The bitter falling out came hours after liberals and conservatives in the House banded together to defeat a three-week extension of the current wiretapping law, which allows the administration to monitor communications between US citizens and foreigners without court approval.

Democratic leaders have suggested since that they are inclined to let the law lapse.

"If there is no extension, it is solely in the hands of the president of the United States. He has tried to frighten the American people," the Senate's Democratic leader, Harry Reid, said. "But having said that ... we'll continue today to see if we can get this [law] extended."

Bush wants Congress to pass the Senate's bipartisan wiretap bill, providing a six-year window for unfettered surveillance of phone calls and e-mails that the administration believes are tied to terrorism. Democrats largely prefer the House's bill, which contains more civil liberties protections for Americans.

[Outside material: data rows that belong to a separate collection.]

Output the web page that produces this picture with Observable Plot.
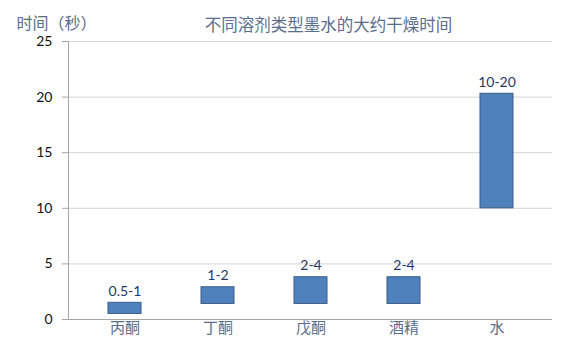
<!DOCTYPE html>
<html>
<head>
<meta charset="utf-8">
<script src="https://cdn.jsdelivr.net/npm/d3@7"></script>
<script src="https://cdn.jsdelivr.net/npm/@observablehq/plot@0.6"></script>
<style>
  html, body { margin: 0; padding: 0; background: #fff; }
</style>
</head>
<body>
<div id="chart"></div>
<script>
const categories = ["丙酮", "丁酮", "戊酮", "酒精", "水"];
const lowValues = [0.5, 1.4, 1.4, 1.4, 10];
const highValues = [1.5, 2.9, 3.8, 3.8, 20.3];
const rangeLabels = ["0.5-1", "1-2", "2-4", "2-4", "10-20"];
const yTicks = [0, 5, 10, 15, 20, 25];
const title = "不同溶剂类型墨水的大约干燥时间";
const yLabel = "时间（秒）";

const data = categories.map((c, i) => ({
  cat: c, lo: lowValues[i], hi: highValues[i], label: rangeLabels[i]
}));

const cjk = "'Noto Sans CJK SC', sans-serif";
const num = "Lato, 'Open Sans', sans-serif";

const chart = Plot.plot({
  width: 588,
  height: 362,
  marginTop: 41,
  marginBottom: 43,
  marginLeft: 68,
  marginRight: 36,
  style: { background: "#fff", overflow: "visible" },
  x: { type: "band", domain: categories, paddingInner: 0.65, paddingOuter: 0.42, label: null },
  y: { domain: [0, 25], label: null },
  marks: [
    Plot.gridY(yTicks, { stroke: "#d6d6d6", strokeOpacity: 1 }),
    Plot.axisY(yTicks, {
      tickSize: 6, tickPadding: 10, fontSize: 14, fontFamily: num,
      fill: "#111", stroke: "#a6a6a6", label: null
    }),
    Plot.frame({ anchor: "left", stroke: "#a6a6a6" }),
    Plot.ruleY([0], { stroke: "#a6a6a6" }),
    Plot.barY(data, {
      x: "cat", y1: "lo", y2: "hi",
      fill: "#4f81bd", stroke: "#385d8a", strokeWidth: 1
    }),
    Plot.text(data, {
      x: "cat", y: "hi", text: "label", dy: -7, lineAnchor: "bottom",
      fontSize: 14, fontFamily: num, fill: "#1f3864"
    }),
    Plot.axisX({
      tickSize: 0, tickPadding: 3, fontSize: 15, fontFamily: cjk,
      fill: "#5a6d8a", label: null
    }),
    Plot.text([title], {
      frameAnchor: "top", dx: 18, dy: -11, lineAnchor: "bottom",
      fontSize: 16.5, fontFamily: cjk, fill: "#5a6d8a"
    }),
    Plot.text([yLabel], {
      frameAnchor: "top-left", textAnchor: "start", dx: -52, dy: -13, lineAnchor: "bottom",
      fontSize: 16, fontFamily: cjk, fill: "#5a6d8a"
    })
  ]
});
document.getElementById("chart").appendChild(chart);
</script>
</body>
</html>
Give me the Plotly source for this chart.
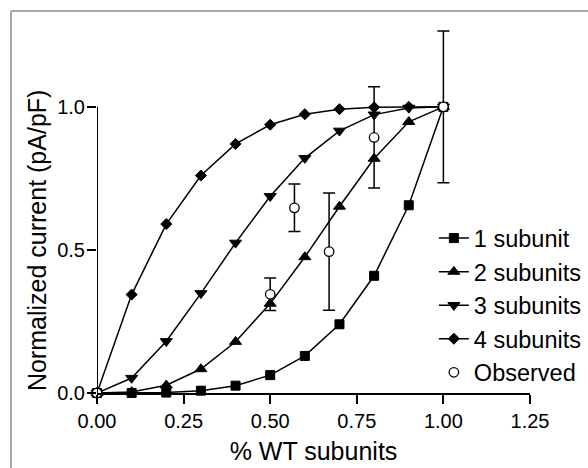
import plotly.graph_objects as go

# ---- data ----
wt_fraction = [0.0, 0.1, 0.2, 0.3, 0.4, 0.5, 0.6, 0.7, 0.8, 0.9, 1.0]
one_subunit = [0.0, 0.0001, 0.0016, 0.0081, 0.0256, 0.0625, 0.1296, 0.2401, 0.4096, 0.6561, 1.0]
two_subunits = [0.0, 0.0037, 0.0272, 0.0837, 0.1792, 0.3125, 0.4752, 0.6517, 0.8192, 0.9477, 1.0]
three_subunits = [0.0, 0.0523, 0.1808, 0.3483, 0.5248, 0.6875, 0.8208, 0.9163, 0.9728, 0.9963, 1.0]
four_subunits = [0.0, 0.3439, 0.5904, 0.7599, 0.8704, 0.9375, 0.9744, 0.9919, 0.9984, 0.9999, 1.0]

obs_x = [0.0, 0.5, 0.57, 0.67, 0.8, 1.0]
obs_y = [0.0, 0.345, 0.647, 0.494, 0.893, 1.0]
obs_err = [0.0, 0.057, 0.083, 0.205, 0.177, 0.265]

x_ticks = [0.0, 0.25, 0.5, 0.75, 1.0, 1.25]
x_tick_text = ["0.00", "0.25", "0.50", "0.75", "1.00", "1.25"]
y_ticks = [0.0, 0.5, 1.0]
y_tick_text = ["0.0", "0.5", "1.0"]

x_title = "% WT subunits"
y_title = "Normalized current (pA/pF)"

FONT = "Liberation Sans, Arial, Helvetica, sans-serif"

fig = go.Figure()

series = [
    ("1 subunit", one_subunit, "square", 9),
    ("2 subunits", two_subunits, "triangle-up", 10.5),
    ("3 subunits", three_subunits, "triangle-down", 10.5),
    ("4 subunits", four_subunits, "diamond", 8.5),
]
for name, vals, sym, sz in series:
    fig.add_trace(go.Scatter(
        x=wt_fraction, y=vals, name=name, mode="lines+markers",
        line=dict(color="black", width=1.5),
        marker=dict(symbol=sym, size=sz, color="black", line=dict(color="black", width=1)),
        cliponaxis=False,
    ))

fig.add_trace(go.Scatter(
    x=obs_x, y=obs_y, name="Observed", mode="markers",
    marker=dict(symbol="circle", size=9.5, color="white", line=dict(color="black", width=1.3)),
    error_y=dict(type="data", array=obs_err, visible=True, color="black", thickness=1.5, width=6),
    cliponaxis=False,
))

fig.update_layout(
    template="none",
    width=588, height=468,
    margin=dict(l=97, r=58, t=21, b=75, autoexpand=False),
    paper_bgcolor="white", plot_bgcolor="white",
    font=dict(family=FONT, color="black", size=20),
    showlegend=True,
    legend=dict(
        x=0.778, y=0.475, xanchor="left", yanchor="top",
        bgcolor="rgba(0,0,0,0)", borderwidth=0, font=dict(size=23.5, family=FONT),
        traceorder="normal", itemwidth=30, tracegroupgap=0,
    ),
    xaxis=dict(
        range=[0, 1.25], tickvals=x_ticks, ticktext=x_tick_text,
        showline=True, linecolor="black", linewidth=2, automargin=False,
        ticks="outside", ticklen=9, tickwidth=2, tickcolor="black",
        showgrid=False, zeroline=False,
        tickfont=dict(size=20, family=FONT),
        title=dict(text=x_title, font=dict(size=25, family=FONT), standoff=11),
    ),
    yaxis=dict(
        range=[0, 1.3], tickvals=y_ticks, ticktext=y_tick_text,
        showline=False, automargin=False,
        ticks="outside", ticklen=9, tickwidth=2, tickcolor="black",
        showgrid=False, zeroline=False, ticklabelstandoff=-2,
        tickfont=dict(size=20, family=FONT),
    ),
)

# y-axis title, centred on the 0–1.0 span as in the reference
fig.add_annotation(
    text=y_title, textangle=-90, showarrow=False,
    xref="paper", yref="paper", x=-0.1386, y=0.411,
    xanchor="center", yanchor="middle",
    font=dict(size=25, family=FONT, color="black"),
)

# y-axis line drawn only from 0 to 1.0 (as in the reference)
fig.add_shape(type="line", xref="x", yref="y", x0=0, x1=0, y0=0, y1=1.0,
              line=dict(color="black", width=2), layer="above")

# outer gray frame (top and left edges visible)
fig.add_shape(type="line", xref="paper", yref="paper", x0=-0.1986, x1=1.2, y0=1.0269, y1=1.0269,
              line=dict(color="#a8a8a8", width=2))
fig.add_shape(type="line", xref="paper", yref="paper", x0=-0.1986, x1=-0.1986, y0=-0.3, y1=1.0269,
              line=dict(color="#a8a8a8", width=2))

fig.write_html("out.html")
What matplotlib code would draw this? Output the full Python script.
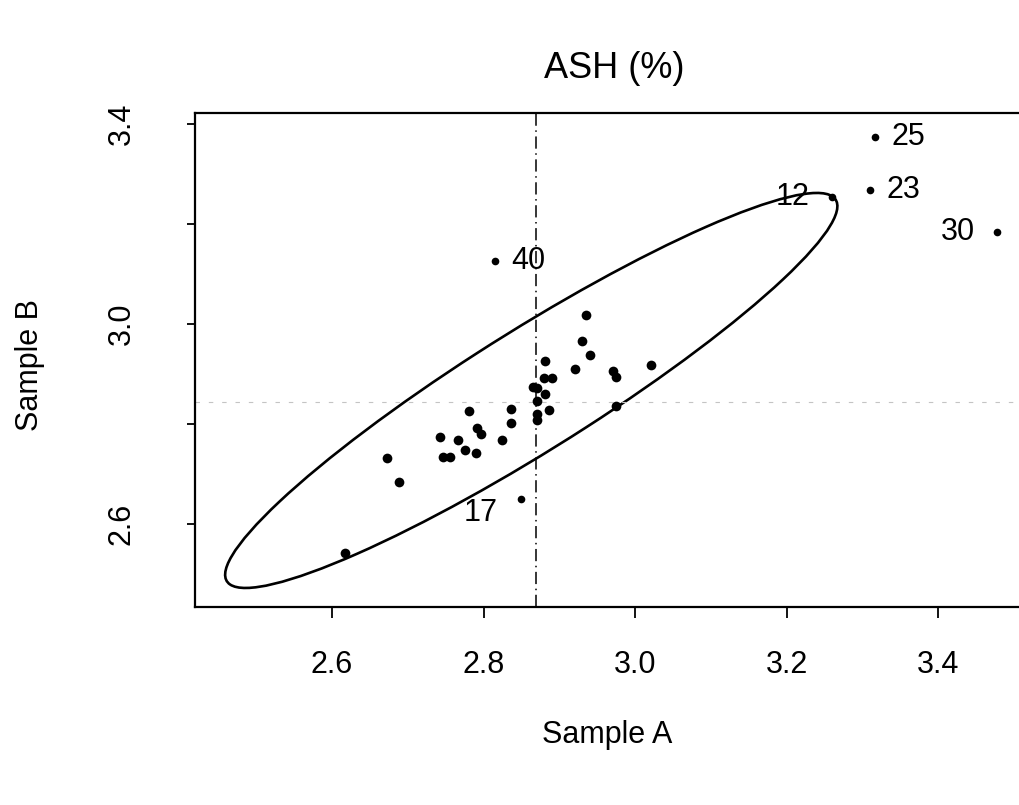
import numpy as np
import matplotlib
matplotlib.use('Agg')
from matplotlib import pyplot as plt
from matplotlib.patches import Ellipse

plt.rcParams['font.family'] = ['Liberation Sans', 'DejaVu Sans']

# unlabelled samples (A, B)
sample_a = [2.617, 2.673, 2.688, 2.742, 2.747, 2.756, 2.766, 2.776, 2.781, 2.790,
            2.791, 2.797, 2.825, 2.836, 2.836, 2.865, 2.870, 2.870, 2.870, 2.871,
            2.881, 2.880, 2.891, 2.881, 2.886, 2.921, 2.930, 2.935, 2.941, 2.971,
            2.975, 2.975, 3.021]
sample_b = [2.542, 2.732, 2.684, 2.773, 2.733, 2.733, 2.768, 2.747, 2.826, 2.741,
            2.792, 2.779, 2.768, 2.830, 2.801, 2.873, 2.872, 2.846, 2.820, 2.808,
            2.925, 2.892, 2.892, 2.860, 2.828, 2.910, 2.966, 3.018, 2.938, 2.905,
            2.893, 2.836, 2.918]

# labelled outliers
out_ids = ['17', '40', '25', '23', '12', '30']
out_a = [2.850, 2.815, 3.317, 3.310, 3.260, 3.478]
out_b = [2.650, 3.126, 3.374, 3.268, 3.254, 3.184]
out_side = ['left', 'right', 'right', 'right', 'left', 'left']

# reference lines
vline_a = 2.869
hline_b = 2.844

# tolerance ellipse
ell_center = (2.863, 2.867)
ell_sd = (0.404, 0.395)
ell_r = 0.933

xticks = [2.6, 2.8, 3.0, 3.2, 3.4]
yticks = [2.6, 3.0, 3.4]
yticks_minor = [2.8, 3.2]

fig = plt.figure(figsize=(10.2, 8.05), dpi=100)
ax = fig.add_axes([0.191, 0.246, 0.809, 0.6137])

cov = np.array([[ell_sd[0] ** 2, ell_r * ell_sd[0] * ell_sd[1]],
                [ell_r * ell_sd[0] * ell_sd[1], ell_sd[1] ** 2]])
vals, vecs = np.linalg.eigh(cov)
ang = np.degrees(np.arctan2(vecs[1, 1], vecs[0, 1]))
ax.add_patch(Ellipse(ell_center, 2 * np.sqrt(vals[1]), 2 * np.sqrt(vals[0]), angle=ang,
                     fill=False, ec='black', lw=1.9))

ax.axvline(vline_a, color='black', lw=1.1, dashes=(8, 3, 1, 3))
ax.axhline(hline_b, color='#c4c4c4', lw=0.8, dashes=(4, 8))

ax.plot(sample_a, sample_b, 'o', color='black', ms=7, mec='none')
ax.plot(out_a, out_b, 'o', color='black', ms=5.5, mec='none')

for lab, xa, yb, side in zip(out_ids, out_a, out_b, out_side):
    if side == 'right':
        ax.annotate(lab, (xa, yb), xytext=(12, 0), textcoords='offset points',
                    ha='left', va='center', fontsize=22)
    elif lab == '17':
        ax.annotate(lab, (xa, yb), xytext=(-17, -10), textcoords='offset points',
                    ha='right', va='center', fontsize=22)
    else:
        ax.annotate(lab, (xa, yb), xytext=(-16, 0), textcoords='offset points',
                    ha='right', va='center', fontsize=22)

ax.set_xlim(2.419, 3.508)
ax.set_ylim(2.434, 3.422)
ax.set_xticks(xticks)
ax.set_xticklabels([f'{v:.1f}' for v in xticks])
ax.set_yticks(yticks)
ax.set_yticklabels([f'{v:.1f}' for v in yticks], rotation=90, va='center')
ax.set_yticks(yticks_minor, minor=True)
ax.tick_params(axis='x', direction='out', length=8, width=1.3, pad=23, labelsize=22)
ax.tick_params(axis='y', which='both', direction='out', length=6, width=1.3, pad=36, labelsize=22)
ax.tick_params(axis='y', which='minor', labelleft=False)

ax.spines['right'].set_visible(False)
for s in ('left', 'top', 'bottom'):
    ax.spines[s].set_linewidth(1.6)

fig.text(0.602, 0.9155, 'ASH (%)', ha='center', va='center', fontsize=26)
fig.text(0.595, 0.087, 'Sample A', ha='center', va='center', fontsize=22)
fig.text(0.0294, 0.5466, 'Sample B', ha='center', va='center', fontsize=22, rotation=90)

fig.savefig('out.png', dpi=100)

Most significantly, the House bill does not offer legal amnesty to the telecommunications companies that allowed the administration to spy on their customers without a warrant.

"The Senate bill will provide fair and just liability protection for companies that assisted in the efforts to protect America after the attacks of September the 11th," Bush said today.

"Without this protection, without this liability shield, we may not be able to secure the private sector's cooperation with our intelligence efforts."

But the expiration of the current law does not stop the Bush administration from wiretapping without a warrant, as Democrats often note. Spying on already identified targets can continue for up to one year, and new surveillance targets can be chosen after consultation with the secret foreign intelligence court that formerly supervised US wiretaps.

Ben Powell, general counsel for the director of national intelligence, said that scenario would not be sufficient for the administration. He told reporters that US spy agencies should not have to show probable cause before eavesdropping on phone calls made to overseas locations.

The House Republicans vowed to remain in Congress until the Senate wiretapping bill is passed, and Bush said he would postpone a planned trip to Africa if Democrats did not act. But the new majority in Congress appears ready to stand its ground and blame Bush's allies for opposing a temporary extension of current law.

"I think that the president is beginning to learn, even though it's slow ... What should happen is, the president should give the House and Senate time to act, as we've done for 230 years," Reid said.